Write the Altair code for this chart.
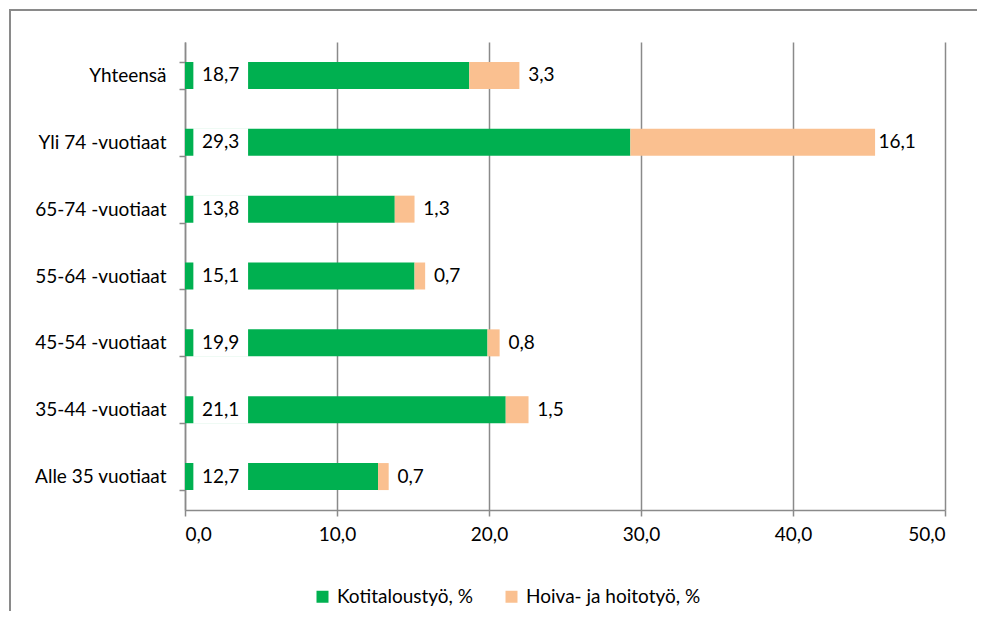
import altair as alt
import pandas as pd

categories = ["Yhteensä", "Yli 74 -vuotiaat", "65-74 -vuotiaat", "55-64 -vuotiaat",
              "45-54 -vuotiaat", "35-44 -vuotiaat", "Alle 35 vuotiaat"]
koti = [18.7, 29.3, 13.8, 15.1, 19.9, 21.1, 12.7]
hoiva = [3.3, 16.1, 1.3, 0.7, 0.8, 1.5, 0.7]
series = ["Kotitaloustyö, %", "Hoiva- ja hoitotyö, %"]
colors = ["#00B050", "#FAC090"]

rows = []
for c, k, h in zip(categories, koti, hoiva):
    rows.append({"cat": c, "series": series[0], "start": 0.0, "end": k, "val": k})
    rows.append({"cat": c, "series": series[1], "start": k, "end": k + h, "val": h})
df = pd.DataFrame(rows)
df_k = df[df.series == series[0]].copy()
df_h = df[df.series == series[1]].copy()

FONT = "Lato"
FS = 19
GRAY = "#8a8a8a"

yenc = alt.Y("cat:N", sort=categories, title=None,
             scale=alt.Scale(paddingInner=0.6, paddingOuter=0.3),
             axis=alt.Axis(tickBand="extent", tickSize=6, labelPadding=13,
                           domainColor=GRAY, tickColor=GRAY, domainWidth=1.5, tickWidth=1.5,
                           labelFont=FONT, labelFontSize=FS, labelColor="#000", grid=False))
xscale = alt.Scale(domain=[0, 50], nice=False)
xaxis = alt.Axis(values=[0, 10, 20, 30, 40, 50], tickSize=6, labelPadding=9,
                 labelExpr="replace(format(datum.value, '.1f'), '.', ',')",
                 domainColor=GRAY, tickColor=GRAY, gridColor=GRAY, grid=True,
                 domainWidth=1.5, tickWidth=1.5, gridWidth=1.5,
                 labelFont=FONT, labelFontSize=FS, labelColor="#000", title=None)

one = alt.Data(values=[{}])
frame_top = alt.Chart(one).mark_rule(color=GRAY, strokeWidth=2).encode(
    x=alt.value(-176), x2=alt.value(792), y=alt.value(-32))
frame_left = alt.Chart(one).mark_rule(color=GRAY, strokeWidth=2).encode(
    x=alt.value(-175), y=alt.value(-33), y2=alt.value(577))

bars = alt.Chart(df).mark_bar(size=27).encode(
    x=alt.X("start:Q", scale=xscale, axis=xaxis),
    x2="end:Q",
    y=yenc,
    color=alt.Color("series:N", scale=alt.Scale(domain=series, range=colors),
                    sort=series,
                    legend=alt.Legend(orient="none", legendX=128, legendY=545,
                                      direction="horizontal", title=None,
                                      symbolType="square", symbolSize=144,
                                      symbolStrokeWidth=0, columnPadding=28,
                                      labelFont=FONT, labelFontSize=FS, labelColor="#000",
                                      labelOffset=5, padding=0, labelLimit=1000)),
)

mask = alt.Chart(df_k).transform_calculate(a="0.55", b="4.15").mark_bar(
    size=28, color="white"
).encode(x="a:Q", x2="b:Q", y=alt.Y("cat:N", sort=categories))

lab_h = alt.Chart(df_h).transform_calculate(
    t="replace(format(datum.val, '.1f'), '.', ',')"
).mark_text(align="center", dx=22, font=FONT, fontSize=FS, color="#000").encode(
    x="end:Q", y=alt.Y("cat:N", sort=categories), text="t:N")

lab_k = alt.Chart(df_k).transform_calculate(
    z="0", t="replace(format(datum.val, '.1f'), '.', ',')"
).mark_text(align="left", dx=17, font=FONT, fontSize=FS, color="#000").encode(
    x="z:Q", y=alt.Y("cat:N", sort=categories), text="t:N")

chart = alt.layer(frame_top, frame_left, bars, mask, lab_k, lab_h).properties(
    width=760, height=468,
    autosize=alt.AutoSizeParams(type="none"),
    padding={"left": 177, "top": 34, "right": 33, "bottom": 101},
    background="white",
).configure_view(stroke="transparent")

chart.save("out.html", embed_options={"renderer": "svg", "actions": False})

○ ○ ○

TASK BRIEF: All the lines above are to be given again exactly as they read, with the pictures removed.

EXERCISE ANSWER:
Write the Altair code for this chart.
import altair as alt
import pandas as pd

categories = ["Yhteensä", "Yli 74 -vuotiaat", "65-74 -vuotiaat", "55-64 -vuotiaat",
              "45-54 -vuotiaat", "35-44 -vuotiaat", "Alle 35 vuotiaat"]
koti = [18.7, 29.3, 13.8, 15.1, 19.9, 21.1, 12.7]
hoiva = [3.3, 16.1, 1.3, 0.7, 0.8, 1.5, 0.7]
series = ["Kotitaloustyö, %", "Hoiva- ja hoitotyö, %"]
colors = ["#00B050", "#FAC090"]

rows = []
for c, k, h in zip(categories, koti, hoiva):
    rows.append({"cat": c, "series": series[0], "start": 0.0, "end": k, "val": k})
    rows.append({"cat": c, "series": series[1], "start": k, "end": k + h, "val": h})
df = pd.DataFrame(rows)
df_k = df[df.series == series[0]].copy()
df_h = df[df.series == series[1]].copy()

FONT = "Lato"
FS = 19
GRAY = "#8a8a8a"

yenc = alt.Y("cat:N", sort=categories, title=None,
             scale=alt.Scale(paddingInner=0.6, paddingOuter=0.3),
             axis=alt.Axis(tickBand="extent", tickSize=6, labelPadding=13,
                           domainColor=GRAY, tickColor=GRAY, domainWidth=1.5, tickWidth=1.5,
                           labelFont=FONT, labelFontSize=FS, labelColor="#000", grid=False))
xscale = alt.Scale(domain=[0, 50], nice=False)
xaxis = alt.Axis(values=[0, 10, 20, 30, 40, 50], tickSize=6, labelPadding=9,
                 labelExpr="replace(format(datum.value, '.1f'), '.', ',')",
                 domainColor=GRAY, tickColor=GRAY, gridColor=GRAY, grid=True,
                 domainWidth=1.5, tickWidth=1.5, gridWidth=1.5,
                 labelFont=FONT, labelFontSize=FS, labelColor="#000", title=None)

one = alt.Data(values=[{}])
frame_top = alt.Chart(one).mark_rule(color=GRAY, strokeWidth=2).encode(
    x=alt.value(-176), x2=alt.value(792), y=alt.value(-32))
frame_left = alt.Chart(one).mark_rule(color=GRAY, strokeWidth=2).encode(
    x=alt.value(-175), y=alt.value(-33), y2=alt.value(577))

bars = alt.Chart(df).mark_bar(size=27).encode(
    x=alt.X("start:Q", scale=xscale, axis=xaxis),
    x2="end:Q",
    y=yenc,
    color=alt.Color("series:N", scale=alt.Scale(domain=series, range=colors),
                    sort=series,
                    legend=alt.Legend(orient="none", legendX=128, legendY=545,
                                      direction="horizontal", title=None,
                                      symbolType="square", symbolSize=144,
                                      symbolStrokeWidth=0, columnPadding=28,
                                      labelFont=FONT, labelFontSize=FS, labelColor="#000",
                                      labelOffset=5, padding=0, labelLimit=1000)),
)

mask = alt.Chart(df_k).transform_calculate(a="0.55", b="4.15").mark_bar(
    size=28, color="white"
).encode(x="a:Q", x2="b:Q", y=alt.Y("cat:N", sort=categories))

lab_h = alt.Chart(df_h).transform_calculate(
    t="replace(format(datum.val, '.1f'), '.', ',')"
).mark_text(align="center", dx=22, font=FONT, fontSize=FS, color="#000").encode(
    x="end:Q", y=alt.Y("cat:N", sort=categories), text="t:N")

lab_k = alt.Chart(df_k).transform_calculate(
    z="0", t="replace(format(datum.val, '.1f'), '.', ',')"
).mark_text(align="left", dx=17, font=FONT, fontSize=FS, color="#000").encode(
    x="z:Q", y=alt.Y("cat:N", sort=categories), text="t:N")

chart = alt.layer(frame_top, frame_left, bars, mask, lab_k, lab_h).properties(
    width=760, height=468,
    autosize=alt.AutoSizeParams(type="none"),
    padding={"left": 177, "top": 34, "right": 33, "bottom": 101},
    background="white",
).configure_view(stroke="transparent")

chart.save("out.html", embed_options={"renderer": "svg", "actions": False})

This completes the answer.